Let’s take Sherlock Holmes and make him a modern private investigator in modern London. And let’s make him an unlikable asshole.

Let’s take Sherlock Holmes and pretend the BBC isn’t doing the same show at the same time and set it instead in modern New York. And we will make Holmes a recovering heroin addict. And Watson is a woman.

Enough with Sherlock Holmes. Has it been done to death?

And yet each show is quite good to varying degrees.

Yes, if he touches a dead person they come back to life, and then he has a choice: touch them again within 60 seconds, they will re-die and no-one else will die; or don’t touch the person again within 60 seconds, and some other (person or animal or plant) will die. Then if he touches the person ever again, they will still re-die and the other thing that died will not come back to life.

This had nothing to do with his ability to bake pies, that was just what he loved to do. It helped solve mysteries because he could touch the victim, they would come back to life, they could ask whodunnit and touch the victim again within 60 seconds and they would be dead again. Of course this almost never actually worked in a straightforward manner.

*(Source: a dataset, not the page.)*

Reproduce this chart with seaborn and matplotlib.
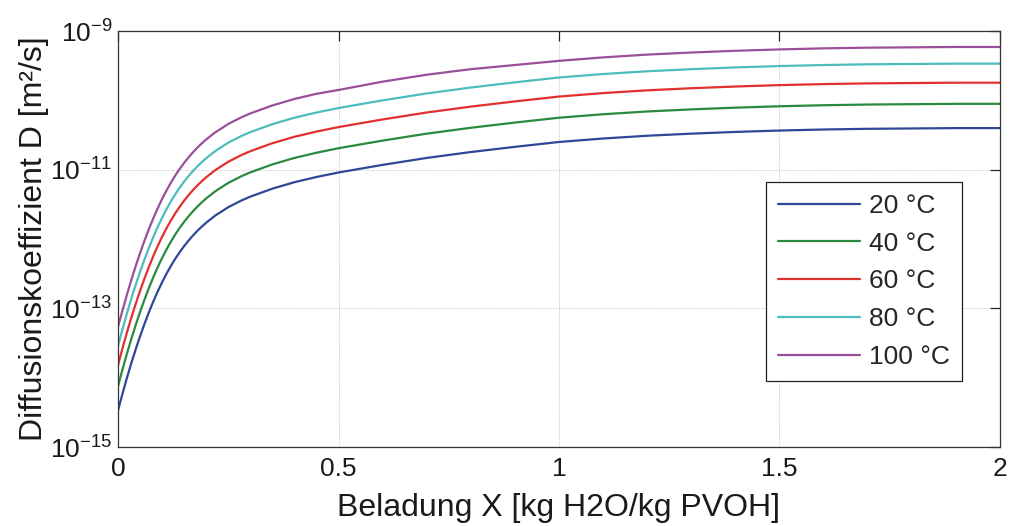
import numpy as np
import pandas as pd
import matplotlib
matplotlib.use("Agg")
import matplotlib.pyplot as plt
from matplotlib.ticker import FixedLocator, LogFormatterMathtext, NullLocator
import seaborn as sns

# Moisture load X [kg H2O / kg PVOH]
beladung = [0.00, 0.01, 0.02, 0.03, 0.04, 0.05, 0.06, 0.07, 0.08, 0.09,
            0.10, 0.11, 0.12, 0.13, 0.14, 0.15, 0.16, 0.17, 0.18, 0.19,
            0.20, 0.22, 0.25, 0.28, 0.30, 0.35, 0.40, 0.45, 0.50,
            0.60, 0.70, 0.80, 0.90, 1.00, 1.10, 1.20, 1.30, 1.40, 1.50,
            1.60, 1.70, 1.80, 1.90, 2.00]

# log10 of the diffusion coefficient D [m²/s] per temperature
log_d_20 = [-14.470, -14.231, -14.005, -13.791, -13.590, -13.400, -13.222, -13.055, -12.899, -12.755,
            -12.621, -12.498, -12.385, -12.281, -12.187, -12.100, -12.021, -11.948, -11.881, -11.820,
            -11.763, -11.663, -11.540, -11.443, -11.388, -11.273, -11.180, -11.105, -11.040,
            -10.930, -10.830, -10.745, -10.670, -10.600, -10.550, -10.510, -10.480, -10.455, -10.435,
            -10.420, -10.410, -10.405, -10.400, -10.400]
log_d_40 = [-14.120, -13.881, -13.655, -13.441, -13.240, -13.050, -12.872, -12.705, -12.549, -12.405,
            -12.271, -12.148, -12.035, -11.931, -11.837, -11.750, -11.671, -11.598, -11.531, -11.470,
            -11.413, -11.313, -11.190, -11.093, -11.038, -10.923, -10.830, -10.755, -10.690,
            -10.580, -10.480, -10.395, -10.320, -10.250, -10.200, -10.160, -10.130, -10.105, -10.085,
            -10.070, -10.060, -10.055, -10.050, -10.050]
log_d_60 = [-13.815, -13.576, -13.350, -13.136, -12.935, -12.745, -12.567, -12.400, -12.244, -12.100,
            -11.966, -11.843, -11.730, -11.626, -11.532, -11.445, -11.366, -11.293, -11.226, -11.165,
            -11.108, -11.008, -10.885, -10.788, -10.733, -10.618, -10.525, -10.450, -10.385,
            -10.275, -10.175, -10.090, -10.015, -9.945, -9.895, -9.855, -9.825, -9.800, -9.780,
            -9.765, -9.755, -9.750, -9.745, -9.745]
log_d_80 = [-13.540, -13.301, -13.075, -12.861, -12.660, -12.470, -12.292, -12.125, -11.969, -11.825,
            -11.691, -11.568, -11.455, -11.351, -11.257, -11.170, -11.091, -11.018, -10.951, -10.890,
            -10.833, -10.733, -10.610, -10.513, -10.458, -10.343, -10.250, -10.175, -10.110,
            -10.000, -9.900, -9.815, -9.740, -9.670, -9.620, -9.580, -9.550, -9.525, -9.505,
            -9.490, -9.480, -9.475, -9.470, -9.470]
log_d_100 = [-13.260, -13.031, -12.805, -12.591, -12.390, -12.200, -12.022, -11.855, -11.699, -11.555,
             -11.421, -11.298, -11.185, -11.081, -10.987, -10.900, -10.821, -10.748, -10.681, -10.620,
             -10.563, -10.463, -10.340, -10.243, -10.188, -10.073, -9.980, -9.905, -9.850,
             -9.730, -9.630, -9.550, -9.490, -9.430, -9.380, -9.340, -9.310, -9.285, -9.265,
             -9.250, -9.240, -9.235, -9.230, -9.230]

temperatures = ["20 °C", "40 °C", "60 °C", "80 °C", "100 °C"]
series = [log_d_20, log_d_40, log_d_60, log_d_80, log_d_100]
colors = ["#2f4796", "#2a8a3e", "#e2302e", "#4dbcbc", "#9a4f9a"]

x_ticks = [0, 0.5, 1, 1.5, 2]
y_ticks = [1e-15, 1e-13, 1e-11, 1e-9]

frames = []
for label, vals in zip(temperatures, series):
    frames.append(pd.DataFrame({
        "X": beladung,
        "D": np.power(10.0, np.asarray(vals)),
        "T": label,
    }))
df = pd.concat(frames, ignore_index=True)

sns.set_theme(style="white")
plt.rcParams["font.family"] = ["Liberation Sans", "DejaVu Sans"]
plt.rcParams["mathtext.fontset"] = "custom"
plt.rcParams["mathtext.rm"] = "Liberation Sans"
plt.rcParams["mathtext.it"] = "Liberation Sans:italic"

fig = plt.figure(figsize=(10.09, 5.26), dpi=100)
ax = fig.add_axes([0.117, 0.150, 0.874, 0.791])

sns.lineplot(data=df, x="X", y="D", hue="T", hue_order=temperatures,
             palette=colors, linewidth=1.6, ax=ax, legend=False)

ax.set_yscale("log")
ax.set_xlim(0, 2)
ax.set_ylim(1e-15, 1e-9)

ax.xaxis.set_major_locator(FixedLocator(x_ticks))
ax.set_xticklabels([f"{t:g}" for t in x_ticks])
ax.yaxis.set_major_locator(FixedLocator(y_ticks))
ax.yaxis.set_major_formatter(LogFormatterMathtext())
ax.yaxis.set_minor_locator(NullLocator())
ax.xaxis.set_minor_locator(NullLocator())

ax.tick_params(axis="both", which="major", direction="in", length=7, width=0.9,
               color="#222222", labelsize=19, top=True, right=True,
               labelcolor="#1a1a1a")
ax.tick_params(axis="x", pad=7)
ax.tick_params(axis="y", pad=4)

ax.grid(True, which="major", linestyle=(0, (1.5, 1.5)), linewidth=0.6, color="#c4c4c4")
for sp in ax.spines.values():
    sp.set_color("#333333")
    sp.set_linewidth(0.9)

ax.set_xlabel("Beladung X [kg H2O/kg PVOH]", fontsize=23, color="#1a1a1a", labelpad=9)
ax.set_ylabel("Diffusionskoeffizient D [m²/s]", fontsize=23, color="#1a1a1a", labelpad=1)

handles = [plt.Line2D([], [], color=c, linewidth=1.6) for c in colors]
leg = ax.legend(handles, temperatures, loc="upper right",
                bbox_to_anchor=(0.957, 0.637), borderaxespad=0,
                fontsize=19, handlelength=3.1, handletextpad=0.35,
                labelspacing=0.52, borderpad=0.45, fancybox=False,
                frameon=True, framealpha=1, edgecolor="#222222")
leg.get_frame().set_linewidth(0.9)

fig.savefig("out.png", dpi=100, facecolor="white")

I honestly thought Breaking Bad had quite an original premise. If nothing else, the originality sold me on trying the show, and it was one of the best television series I’d ever had the pleasure to watch.
My vote is for American Dad. It sounded (and started out as) a lazy attempt to cash in on Seth MacFarlane’s Family Guy cred. A hyper-conservative caricature who works for the CIA and has a talking fish and an alien as housemates. It was a by-the-numbers Family Guy ripoff, complete with standins for Brian and Stewie. The first half of the first season was exactly what you’d expect, and it wasn’t very good. But once it found its footing, it turned into a hilarious, clever show that I personally think had a greater integrated funniness than Family Guy.

Oh, it’s totally the best thing that has ever been on TV. I guess it’s not a case of “bad premise” as much as “most above and beyond its premise”.

In that case, perhaps, but more often great TV shows have premises so flimsy you might as well not bother describing it.

A wacky redhead wants to be in showbiz like her husband.
A desperately poor bus driver’s schemes to get rich backfire, while his wife always forgives him. Mind you, this was a sitaution comedy.
An upper-middle class black doctor and his attorney/wife raise five children and never encounter financial, racial, drug, or really any other type of problems.

Not to mention the premise of the original Law and Order – there’s a crime, the police spend the first half of the show tracking down a suspect, and the prosecutors spend the second half of it trying the case.

On a ratio scale the “reality” show Splash surprised me.

Let take random famous people and have them dive off diving boards. For a whole season.

Not saying it was fantastic, but hella better than it sounds at least.

Wasn’t part of the premise that Ned saved money for his pie business (The Pie Hole) by obtaining spoiled/rotten fruit and then making it fresh again by touching it?